Records contained in a dataset:
* Begin *

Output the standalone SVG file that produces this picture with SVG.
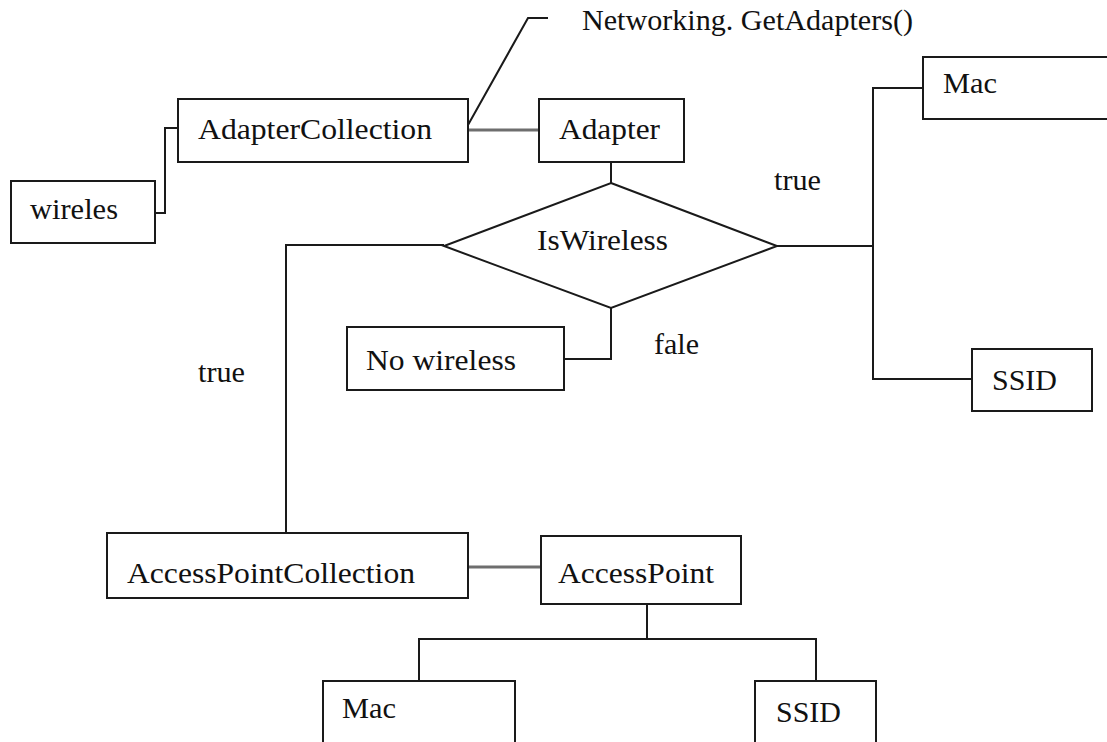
<svg xmlns="http://www.w3.org/2000/svg" width="1107" height="742" viewBox="0 0 1107 742">
  <style>
    .box { fill: #ffffff; stroke: #1a1a1a; stroke-width: 2; }
    .link { fill: none; stroke: #1a1a1a; stroke-width: 2; }
    .soft { fill: none; stroke: #6e6e6e; stroke-width: 3; }
    .lbl { font-family: "Liberation Serif", "Times New Roman", serif; font-size: 29px; fill: #111111; }
  </style>
  <rect width="1107" height="742" fill="#ffffff"/>

  <!-- connectors -->
  <g id="connectors">
    <polyline class="link" points="155,213 165,213 165,128 178,128"/>
    <line class="soft" x1="468" y1="130" x2="539" y2="130"/>
    <polyline class="link" points="468,125 528,18 548,18"/>
    <line class="link" x1="611" y1="162" x2="611" y2="183"/>
    <line class="link" x1="777" y1="246" x2="873" y2="246"/>
    <polyline class="link" points="923,88 873,88 873,379 972,379"/>
    <polyline class="link" points="444,245 286,245 286,533"/>
    <polyline class="link" points="611,308 611,359 564,359"/>
    <line class="soft" x1="468" y1="567" x2="541" y2="567"/>
    <line class="link" x1="647" y1="604" x2="647" y2="639"/>
    <polyline class="link" points="419,681 419,639 816,639 816,681"/>
    <text class="lbl" x="582" y="30" textLength="331" lengthAdjust="spacingAndGlyphs">Networking. GetAdapters()</text>
    <text class="lbl" x="774" y="190" textLength="47" lengthAdjust="spacingAndGlyphs">true</text>
    <text class="lbl" x="198" y="382" textLength="47" lengthAdjust="spacingAndGlyphs">true</text>
    <text class="lbl" x="654" y="354" textLength="45" lengthAdjust="spacingAndGlyphs">fale</text>
  </g>

  <g id="wireles">
    <rect class="box" x="11" y="181" width="144" height="62"/>
    <text class="lbl" x="30" y="219" textLength="88" lengthAdjust="spacingAndGlyphs">wireles</text>
  </g>

  <g id="adapter-collection">
    <rect class="box" x="178" y="99" width="290" height="63"/>
    <text class="lbl" x="198" y="139" textLength="234" lengthAdjust="spacingAndGlyphs">AdapterCollection</text>
  </g>

  <g id="adapter">
    <rect class="box" x="539" y="99" width="145" height="63"/>
    <text class="lbl" x="559" y="139" textLength="101" lengthAdjust="spacingAndGlyphs">Adapter</text>
  </g>

  <g id="is-wireless">
    <polygon class="box" points="611,183 777,246 611,308 444,246"/>
    <text class="lbl" x="537" y="250" textLength="131" lengthAdjust="spacingAndGlyphs">IsWireless</text>
  </g>

  <g id="adapter-mac">
    <rect class="box" x="923" y="57" width="200" height="62"/>
    <text class="lbl" x="943" y="93" textLength="54" lengthAdjust="spacingAndGlyphs">Mac</text>
  </g>

  <g id="adapter-ssid">
    <rect class="box" x="972" y="349" width="120" height="62"/>
    <text class="lbl" x="992" y="390" textLength="65" lengthAdjust="spacingAndGlyphs">SSID</text>
  </g>

  <g id="no-wireless">
    <rect class="box" x="347" y="327" width="217" height="63"/>
    <text class="lbl" x="366" y="370" textLength="150" lengthAdjust="spacingAndGlyphs">No wireless</text>
  </g>

  <g id="access-point-collection">
    <rect class="box" x="107" y="533" width="361" height="65"/>
    <text class="lbl" x="127" y="583" textLength="288" lengthAdjust="spacingAndGlyphs">AccessPointCollection</text>
  </g>

  <g id="access-point">
    <rect class="box" x="541" y="536" width="200" height="68"/>
    <text class="lbl" x="558" y="583" textLength="156" lengthAdjust="spacingAndGlyphs">AccessPoint</text>
  </g>

  <g id="access-point-mac">
    <rect class="box" x="323" y="681" width="192" height="80"/>
    <text class="lbl" x="342" y="718" textLength="54" lengthAdjust="spacingAndGlyphs">Mac</text>
  </g>

  <g id="access-point-ssid">
    <rect class="box" x="755" y="681" width="121" height="80"/>
    <text class="lbl" x="776" y="722" textLength="65" lengthAdjust="spacingAndGlyphs">SSID</text>
  </g>
</svg>
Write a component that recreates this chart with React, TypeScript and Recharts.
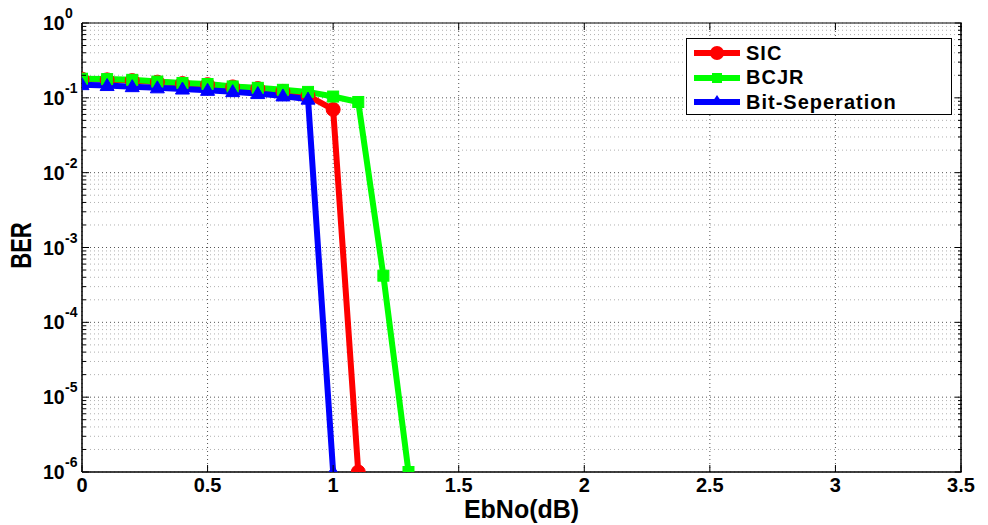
import React from 'react';
import { LineChart, Line, XAxis, YAxis, CartesianGrid, ReferenceLine, ReferenceArea } from 'recharts';

const ebno = [0, 0.1, 0.2, 0.3, 0.4, 0.5, 0.6, 0.7, 0.8, 0.9, 1.0, 1.1, 1.2, 1.3];
const sic = [0.178, 0.174, 0.17, 0.162, 0.155, 0.15, 0.14, 0.133, 0.122, 0.106, 0.07, 1e-6];
const bcjr = [0.18, 0.178, 0.174, 0.165, 0.158, 0.153, 0.142, 0.136, 0.128, 0.12, 0.104, 0.088, 4.2e-4, 1e-6];
const bitSep = [0.15, 0.146, 0.141, 0.136, 0.131, 0.126, 0.121, 0.114, 0.106, 0.096, 1e-6];

const xTicks = [0, 0.5, 1, 1.5, 2, 2.5, 3, 3.5];
const yTicks = [1e-6, 1e-5, 1e-4, 1e-3, 1e-2, 1e-1, 1];
const minorY: number[] = [];
for (let k = -6; k < 0; k++) {
  for (let m = 2; m <= 9; m++) minorY.push(m * Math.pow(10, k));
}
const allY = [...yTicks, ...minorY].sort((a, b) => a - b);

const data = ebno.map((x, i) => ({
  x,
  sic: i < sic.length ? sic[i] : undefined,
  bcjr: i < bcjr.length ? bcjr[i] : undefined,
  bit: i < bitSep.length ? bitSep[i] : undefined,
}));

const FONT = 'Liberation Sans, Arial, sans-serif';

const isMajor = (v: number) => Math.abs(Math.log10(v) - Math.round(Math.log10(v))) < 1e-6;

const YTick = (props: any) => {
  const { y, payload } = props;
  const ax = 82;
  const v = payload.value;
  const major = isMajor(v);
  const len = major ? 7 : 4;
  if (!major) {
    return <line x1={ax} y1={y} x2={ax + len} y2={y} stroke="#000" strokeWidth={1} />;
  }
  const e = Math.round(Math.log10(v));
  return (
    <g>
      <line x1={ax} y1={y} x2={ax + len} y2={y} stroke="#000" strokeWidth={1} />
      <text x={ax - 39} y={y + 7} textAnchor="start" fontFamily={FONT} fontWeight="bold" fontSize={19.5} fill="#000">10</text>
      <text x={ax - 17} y={y - 5} textAnchor="start" fontFamily={FONT} fontWeight="bold" fontSize={14} fill="#000">{e}</text>
    </g>
  );
};

const RTick = (props: any) => {
  const { y, payload } = props;
  const ax = 962;
  const len = isMajor(payload.value) ? 7 : 4;
  return <line x1={ax - len} y1={y} x2={ax} y2={y} stroke="#000" strokeWidth={1} />;
};

const XTick = (props: any) => {
  const { x, payload } = props;
  const ay = 472;
  return (
    <g>
      <line x1={x} y1={ay} x2={x} y2={ay - 7} stroke="#000" strokeWidth={1} />
      <line x1={x} y1={23} x2={x} y2={30} stroke="#000" strokeWidth={1} />
      <text x={x} y={ay + 20} textAnchor="middle" fontFamily={FONT} fontWeight="bold" fontSize={20} fill="#000">{String(payload.value)}</text>
    </g>
  );
};

const YLabel = (props: any) => {
  const vb = props.viewBox || {};
  const cy = (vb.y ?? 23) + (vb.height ?? 450) / 2;
  return (
    <text
      transform={`translate(31, ${cy - 2}) rotate(-90) scale(1, 1.3)`}
      textAnchor="middle"
      fontFamily={FONT}
      fontWeight="bold"
      fontSize={22}
      fill="#000"
    >
      BER
    </text>
  );
};

const Circle = (props: any) => {
  const { cx, cy } = props;
  if (cx == null || cy == null) return null;
  return <circle cx={cx} cy={cy} r={7} fill="#FF0000" stroke="#FF0000" />;
};
const Square = (props: any) => {
  const { cx, cy } = props;
  if (cx == null || cy == null) return null;
  return <rect x={cx - 5.5} y={cy - 5.5} width={11} height={11} fill="#00FF00" stroke="#00FF00" />;
};
const Tri = (props: any) => {
  const { cx, cy } = props;
  if (cx == null || cy == null) return null;
  return <polygon points={`${cx},${cy - 7} ${cx + 7},${cy + 5} ${cx - 7},${cy + 5}`} fill="#0000FF" stroke="#0000FF" />;
};

const legendItems = [
  { name: 'SIC', color: '#FF0000', shape: 'circle' },
  { name: 'BCJR', color: '#00FF00', shape: 'square' },
  { name: 'Bit-Seperation', color: '#0000FF', shape: 'tri' },
];

const LegendBox = () => (
  <div style={{ position: 'absolute', left: 686, top: 38, width: 266, height: 77, border: '1px solid #000', background: '#fff', boxSizing: 'border-box', paddingTop: 2 }}>
    {legendItems.map((it) => (
      <div key={it.name} style={{ display: 'flex', alignItems: 'center', height: 24.5 }}>
        <svg width={58} height={20} style={{ marginLeft: 7 }}>
          <line x1={0} y1={10} x2={46} y2={10} stroke={it.color} strokeWidth={6} />
          {it.shape === 'circle' && <circle cx={23} cy={10} r={7} fill={it.color} />}
          {it.shape === 'square' && <rect x={18} y={5} width={10} height={10} fill={it.color} />}
          {it.shape === 'tri' && <polygon points="23,3 29,12 17,12" fill={it.color} />}
        </svg>
        <span style={{ fontFamily: FONT, fontWeight: 'bold', fontSize: 20, letterSpacing: 1, color: '#000', marginLeft: -6 }}>{it.name}</span>
      </div>
    ))}
  </div>
);

export default function App() {
  return (
    <div style={{ position: 'absolute', left: 0, top: 0, width: 988, height: 525, background: '#fff' }}>
      <LineChart width={988} height={525} data={data} margin={{ top: 23, right: 26, left: 22, bottom: 0 }}>
        {minorY.map((v) => (
          <ReferenceLine key={v} yAxisId="left" y={v} stroke="#b0b0b0" strokeDasharray="1 3" strokeWidth={1} />
        ))}
        {yTicks.map((v) => (
          <ReferenceLine key={'M' + v} yAxisId="left" y={v} stroke="#555" strokeDasharray="1 3" strokeWidth={1} />
        ))}
        <CartesianGrid yAxisId="left" stroke="#555" strokeDasharray="1 3" horizontal={false} verticalValues={xTicks} />
        <XAxis
          dataKey="x"
          type="number"
          domain={[0, 3.5]}
          ticks={xTicks}
          height={53}
          tick={<XTick />}
          tickLine={false}
          axisLine={{ stroke: '#000' }}
          allowDataOverflow
          label={{ value: 'EbNo(dB)', position: 'insideBottom', offset: 7, style: { fontFamily: FONT, fontWeight: 'bold', fontSize: 25, fill: '#000' } }}
        />
        <YAxis
          yAxisId="left"
          scale="log"
          domain={[1e-6, 1]}
          ticks={allY}
          interval={0}
          width={60}
          tick={<YTick />}
          tickLine={false}
          axisLine={{ stroke: '#000' }}
          allowDataOverflow
          label={<YLabel />}
        />
        <YAxis
          yAxisId="right"
          orientation="right"
          scale="log"
          domain={[1e-6, 1]}
          ticks={allY}
          interval={0}
          width={1}
          tick={<RTick />}
          tickLine={false}
          axisLine={{ stroke: '#000' }}
          allowDataOverflow
        />
        <ReferenceArea yAxisId="left" x1={0} x2={3.5} y1={1e-6} y2={1} stroke="#000" strokeWidth={1} fill="none" fillOpacity={0} />
        <Line yAxisId="left" dataKey="sic" stroke="#FF0000" strokeWidth={6} dot={<Circle />} isAnimationActive={false} connectNulls={false} />
        <Line yAxisId="left" dataKey="bcjr" stroke="#00FF00" strokeWidth={6} dot={<Square />} isAnimationActive={false} connectNulls={false} />
        <Line yAxisId="left" dataKey="bit" stroke="#0000FF" strokeWidth={6} dot={<Tri />} isAnimationActive={false} connectNulls={false} />
      </LineChart>
      <LegendBox />
    </div>
  );
}
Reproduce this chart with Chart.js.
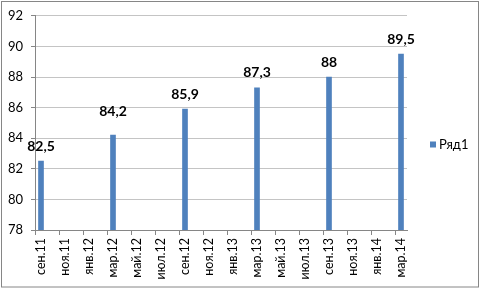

* End *

What is needed: Above are some entries. Restate word for word the lines from the one holding "Write a component" through the one holding "CartesianGrid, ReferenceLine, ReferenceArea", but not the pictures.

Problem solution:
Write a component that recreates this chart with React, TypeScript and Recharts.
import React from 'react';
import { LineChart, Line, XAxis, YAxis, CartesianGrid, ReferenceLine, ReferenceArea } from 'recharts';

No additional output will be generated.